I’m not anti-WIMP. I know there are people who carp on icons and menus and say they get in the way. Do they? Or are they really any different from shell wrappers and aliases? I don’t think they are. I think of that when I edit menus and aliases and write wrapper scripts.

Let me give an example. You probably can’t read the second to the last line clearly in the menu: it says “screen-scaled.” I wanted the ability to produce a scaled screenshot on the fly. So I appended an ImageMagick import line with convert to produce a 400×300 shot suitable for posting on blogs. I write the command(s) once either way whether it’s a wrapper script or a menu item or an alias. Let’s say I alias it as “scaledshot.” When I type sc-TAB, I’d get 28 possibilities for autocompletion. Add the l-TAB, four possibilities. So I’m already at five keystrokes and in need of another e-TAB — seven strokes. I know I can limit that with zsh by TABbing until I find the right one. That still would put me at six anyway.

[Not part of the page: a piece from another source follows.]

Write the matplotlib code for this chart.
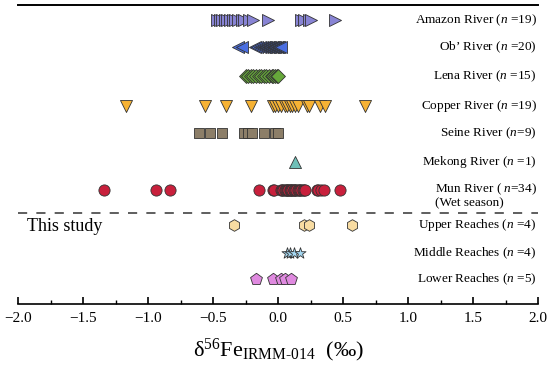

How much of a barrier is my menu? Ctrl-z-y (I rebound my escape to z) give me a menu. Two up arrows take me backward to that line. Return. Done. Five strokes. Too many? I can bind that to shift-print (print is taken up for the full shot) or something else. If I were so inclined, I could bind it to an icon in another window manager and with one short motion and one click I’d have my stupid 400×300 screenshot to show the world how boring my computers are most of the time.

Anyway, I’m not getting too carried away with filling in the menu. Most stuff will be console anyway and run in screen. The point is, there are plenty of ways to do things. Right now, this is mine. At least til I go buy a new mouse.